▶ _WHAT TO DO_
Everything in the data should be repeated exactly, save for the images.

▶ _GIVEN INFORMATION_
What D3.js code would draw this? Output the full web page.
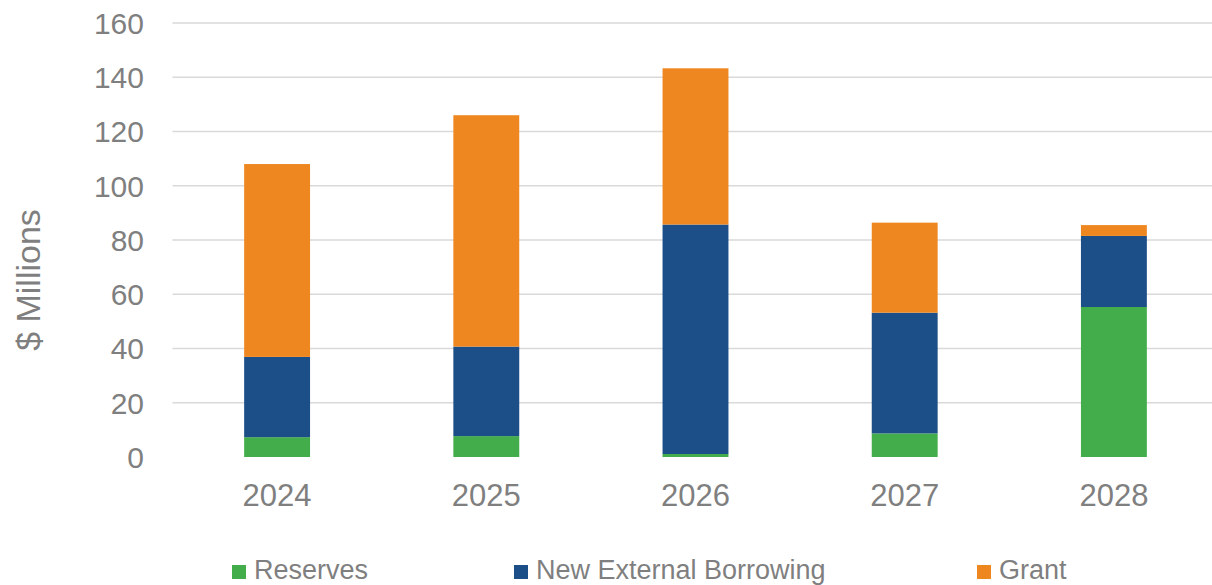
<!DOCTYPE html>
<html>
<head>
<meta charset="utf-8">
<script src="https://cdn.jsdelivr.net/npm/d3@7"></script>
<style>
  html, body { margin: 0; padding: 0; background: #fff; }
  svg { display: block; font-family: "Liberation Sans", Arial, sans-serif; }
</style>
</head>
<body>
<svg id="chart" width="1212" height="585"></svg>
<script>
const years = ["2024", "2025", "2026", "2027", "2028"];
const reserves = [7.3, 7.7, 1.1, 8.7, 55.3];
const borrowing = [29.6, 33.0, 84.6, 44.5, 26.2];
const grant = [71.1, 85.3, 57.6, 33.2, 4.0];
const yTicks = [0, 20, 40, 60, 80, 100, 120, 140, 160];
const seriesNames = ["Reserves", "New External Borrowing", "Grant"];
const seriesColors = ["#42ad4a", "#1c4e88", "#ee8720"];

const W = 1212, H = 585;
const svg = d3.select("#chart");

const x = d3.scaleBand().domain(years).range([172.5, 1218.5]).paddingInner(0.685).paddingOuter(0.3425);
const y = d3.scaleLinear().domain([0, 160]).range([457, 23]);

const rows = years.map((yr, i) => ({ year: yr, Reserves: reserves[i], "New External Borrowing": borrowing[i], Grant: grant[i] }));
const stack = d3.stack().keys(seriesNames)(rows);
const color = d3.scaleOrdinal().domain(seriesNames).range(seriesColors);

// gridlines
svg.append("g").selectAll("line").data(yTicks.filter(t => t > 0)).join("line")
  .attr("x1", 172.5).attr("x2", W)
  .attr("y1", d => y(d)).attr("y2", d => y(d))
  .attr("stroke", "#d9d9d9").attr("stroke-width", 1.5);

// y tick labels
svg.append("g").selectAll("text").data(yTicks).join("text")
  .attr("x", 144).attr("y", d => y(d)).attr("dy", "0.36em")
  .attr("text-anchor", "end").attr("fill", "#7f7f7f").attr("font-size", 30)
  .text(d => d);

// bars
svg.append("g").selectAll("g").data(stack).join("g")
  .attr("fill", d => color(d.key))
  .selectAll("rect").data(d => d).join("rect")
  .attr("x", d => x(d.data.year))
  .attr("width", x.bandwidth())
  .attr("y", d => y(d[1]))
  .attr("height", d => y(d[0]) - y(d[1]));

// x labels
svg.append("g").selectAll("text").data(years).join("text")
  .attr("x", d => x(d) + x.bandwidth() / 2).attr("y", 506)
  .attr("text-anchor", "middle").attr("fill", "#7f7f7f").attr("font-size", 31)
  .text(d => d);

// y title
svg.append("text")
  .attr("transform", "translate(40,280) rotate(-90)")
  .attr("text-anchor", "middle").attr("fill", "#7f7f7f").attr("font-size", 34)
  .text("$ Millions");

// legend
const legendX = [232, 514, 977];
const lg = svg.append("g").selectAll("g").data(seriesNames).join("g")
  .attr("transform", (d, i) => `translate(${legendX[i]},0)`);
lg.append("rect").attr("x", 0).attr("y", 565).attr("width", 14).attr("height", 14)
  .attr("fill", d => color(d));
lg.append("text").attr("x", 22).attr("y", 579)
  .attr("fill", "#7f7f7f").attr("font-size", 27)
  .text(d => d);
</script>
</body>
</html>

▶ _COMPLETED EXERCISE_
What D3.js code would draw this? Output the full web page.
<!DOCTYPE html>
<html>
<head>
<meta charset="utf-8">
<script src="https://cdn.jsdelivr.net/npm/d3@7"></script>
<style>
  html, body { margin: 0; padding: 0; background: #fff; }
  svg { display: block; font-family: "Liberation Sans", Arial, sans-serif; }
</style>
</head>
<body>
<svg id="chart" width="1212" height="585"></svg>
<script>
const years = ["2024", "2025", "2026", "2027", "2028"];
const reserves = [7.3, 7.7, 1.1, 8.7, 55.3];
const borrowing = [29.6, 33.0, 84.6, 44.5, 26.2];
const grant = [71.1, 85.3, 57.6, 33.2, 4.0];
const yTicks = [0, 20, 40, 60, 80, 100, 120, 140, 160];
const seriesNames = ["Reserves", "New External Borrowing", "Grant"];
const seriesColors = ["#42ad4a", "#1c4e88", "#ee8720"];

const W = 1212, H = 585;
const svg = d3.select("#chart");

const x = d3.scaleBand().domain(years).range([172.5, 1218.5]).paddingInner(0.685).paddingOuter(0.3425);
const y = d3.scaleLinear().domain([0, 160]).range([457, 23]);

const rows = years.map((yr, i) => ({ year: yr, Reserves: reserves[i], "New External Borrowing": borrowing[i], Grant: grant[i] }));
const stack = d3.stack().keys(seriesNames)(rows);
const color = d3.scaleOrdinal().domain(seriesNames).range(seriesColors);

// gridlines
svg.append("g").selectAll("line").data(yTicks.filter(t => t > 0)).join("line")
  .attr("x1", 172.5).attr("x2", W)
  .attr("y1", d => y(d)).attr("y2", d => y(d))
  .attr("stroke", "#d9d9d9").attr("stroke-width", 1.5);

// y tick labels
svg.append("g").selectAll("text").data(yTicks).join("text")
  .attr("x", 144).attr("y", d => y(d)).attr("dy", "0.36em")
  .attr("text-anchor", "end").attr("fill", "#7f7f7f").attr("font-size", 30)
  .text(d => d);

// bars
svg.append("g").selectAll("g").data(stack).join("g")
  .attr("fill", d => color(d.key))
  .selectAll("rect").data(d => d).join("rect")
  .attr("x", d => x(d.data.year))
  .attr("width", x.bandwidth())
  .attr("y", d => y(d[1]))
  .attr("height", d => y(d[0]) - y(d[1]));

// x labels
svg.append("g").selectAll("text").data(years).join("text")
  .attr("x", d => x(d) + x.bandwidth() / 2).attr("y", 506)
  .attr("text-anchor", "middle").attr("fill", "#7f7f7f").attr("font-size", 31)
  .text(d => d);

// y title
svg.append("text")
  .attr("transform", "translate(40,280) rotate(-90)")
  .attr("text-anchor", "middle").attr("fill", "#7f7f7f").attr("font-size", 34)
  .text("$ Millions");

// legend
const legendX = [232, 514, 977];
const lg = svg.append("g").selectAll("g").data(seriesNames).join("g")
  .attr("transform", (d, i) => `translate(${legendX[i]},0)`);
lg.append("rect").attr("x", 0).attr("y", 565).attr("width", 14).attr("height", 14)
  .attr("fill", d => color(d));
lg.append("text").attr("x", 22).attr("y", 579)
  .attr("fill", "#7f7f7f").attr("font-size", 27)
  .text(d => d);
</script>
</body>
</html>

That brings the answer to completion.